Plausible Reasoning Errors
"With 22% FCF yield and aggressive buybacks, shareholder returns are excellent."
Run the full math. Check if buybacks exceed SBC dilution. 22% gross yield means nothing if 15% is lost to stock-based compensation.
Level 4 is faulty reasoning that sounds correct. The model cites real numbers and makes an inference that seems logical but is actually wrong.
We built the "Treadmill Test" specifically to catch this. Many companies with high buyback yields are actually treading water or going backwards when you account for dilution.
Structural Misunderstanding
"Criteo's pivot to Retail Media makes it a growth company trading at value multiples."
Nearly impossible to detect without deep familiarity. The only real defense: read voraciously, question assumptions, and always be willing to update your understanding.
Level 5 is the worst. The model understands the surface facts but misunderstands the structural dynamics of the business or industry.
In the Criteo example: yes, Retail Media is growing. But we calculated that 13% of revenue growing at 20% cannot mathematically offset 87% of revenue declining at 5%. The "pivot" narrative is true in direction but false in magnitude.
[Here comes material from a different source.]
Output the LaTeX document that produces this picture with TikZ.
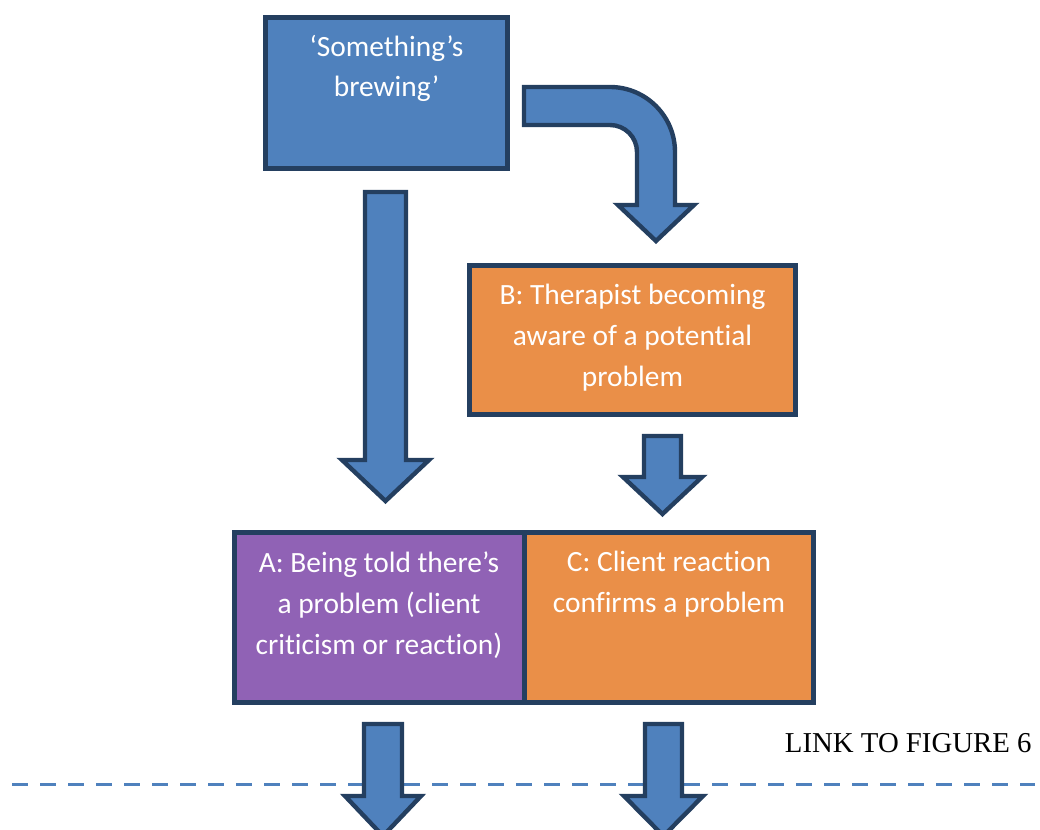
\documentclass[tikz,border=0pt]{standalone}
\usepackage{fontspec}
\setmainfont{Carlito}[Ligatures=NoCommon]
\newfontfamily\linkfont{Liberation Serif}
\usepackage{tikz}

\definecolor{boxblue}{HTML}{4F81BD}
\definecolor{edgenavy}{HTML}{243F60}
\definecolor{boxorange}{HTML}{EA8F48}
\definecolor{boxpurple}{HTML}{9062B5}

\begin{document}
\begin{tikzpicture}[x=0.5pt, y=-0.5pt,
		stage/.style={draw=edgenavy, line width=2.5pt, inner sep=0pt},
		stagetext/.style={anchor=base, align=center, inner sep=0pt, text=white, font=\fontsize{14.7}{20.5}\selectfont},
		blockarrow/.style={draw=edgenavy, fill=boxblue, line width=2.2pt}]
		\useasboundingbox (0,0) rectangle (1040,830);

		% link line to the next figure
		\draw[boxblue, line width=1.5pt, dash pattern=on 8pt off 6pt] (12,784) -- (1035,784);
		\node[anchor=base east, inner sep=0pt, font=\linkfont\fontsize{14.4}{17}\selectfont] (link) at (1032,752) {LINK TO FIGURE 6};

		% boxes
		\node[stage, fill=boxblue, minimum width=121pt, minimum height=75.5pt] (brew) at (386.5,93) {};
		\node[stage, fill=boxorange, minimum width=163pt, minimum height=74.5pt] (aware) at (632.5,340) {};
		\node[stage, fill=boxpurple, minimum width=144.75pt, minimum height=85pt] (told) at (379.25,617.5) {};
		\node[stage, fill=boxorange, minimum width=144.75pt, minimum height=85pt] (confirm) at (668.75,617.5) {};

		% texts sit on the baseline of their last line
		\node[stagetext] (brew_t) at (386.5,97) {‘Something’s\\brewing’};
		\node[stagetext] (aware_t) at (632.5,386) {B: Therapist becoming\\aware of a potential\\problem};
		\node[stagetext] (told_t) at (379,654) {A: Being told there’s\\a problem (client\\criticism or reaction)};
		\node[stagetext] (confirm_t) at (669,612) {C: Client reaction\\confirms a problem};

		% block arrows
		\draw[blockarrow] (365,192) -- (406,192) -- (406,460) -- (429,460) -- (385.5,501) -- (342,460) -- (365,460) -- cycle;
		\draw[blockarrow] (524,87) -- (610,87) arc (270:360:65) -- (675,205) -- (694,205) -- (656,241)
			-- (618,205) -- (637,205) -- (637,152) arc (0:-90:27) -- (524,125) -- cycle;
		\draw[blockarrow] (644,436) -- (681,436) -- (681,477) -- (702,477) -- (662.5,514) -- (623,477) -- (644,477) -- cycle;

		\draw[blockarrow] (364,724) -- (402,724) -- (402,796) -- (421,796) -- (383,836) -- (345,796) -- (364,796) -- cycle;
		\draw[blockarrow] (645,724) -- (682,724) -- (682,796) -- (703,796) -- (663.5,836) -- (624,796) -- (645,796) -- cycle;
	\end{tikzpicture}
\end{document}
Level 5 errors are nearly impossible to detect — short of developing deep familiarity yourself. And here's the uncomfortable truth: even "experts" get structural calls wrong. The market is full of professional analysts who missed obvious-in-hindsight structural shifts.
Defense by Level
| Level | Detection Method | Who Can Catch It |
|---|---|---|
| L1 — Fake Citations | Check if source exists | Anyone with internet access |
| L2 — Wrong Numbers | Cross-check 2+ sources | Anyone who reads the filing |
| L3 — Missing Context | Check what's NOT mentioned | Someone who knows what to look for |
| L4 — Reasoning Errors | Run the math yourself | Someone who knows the right framework |
| L5 — Structural Errors | Deep familiarity + continuous learning | Nearly impossible — requires ongoing study |
How Our Framework Addresses Each Level
- L1 (Fake Citations): We direct models to use aggregators over SEC EDGAR (aggregators are indexed better). Perplexity provides real-time citations.
- L2 (Wrong Numbers): We mandate cross-source reconciliation in Stage 0. If numbers don't match, flagged.
- L3 (Missing Context): We have specific checks for client funds, lease liabilities, SBC, and other commonly omitted items built into the prompt.
- L4 (Reasoning Errors): The Treadmill Test, NCI check, and other mandatory calculations force explicit math. Harder for models to hide bad logic.
- L5 (Structural Errors): Honestly? We can't reliably catch these either. We mark what we've manually checked vs. LLM-only, but structural understanding requires ongoing learning — not a checklist.
The Uncomfortable Truth
We can catch L1-L3 reliably with our current framework. L4 we catch most of the time with mandatory calculations. L5 is where we have to be honest: we can only catch structural errors in domains we understand.
If an LLM makes a structural error about oil drilling physics, we might miss it. If it makes a structural error about tech sector business models, we're more likely to catch it.
This is why we include a "What We Checked" section in every analysis. We want readers to know exactly what has been manually verified vs. what's still LLM-only — so you can decide what additional verification you need to do.
Acknowledgment: This taxonomy is based on errors we've actually encountered. As we see new failure modes, we'll update both this post and our verification framework.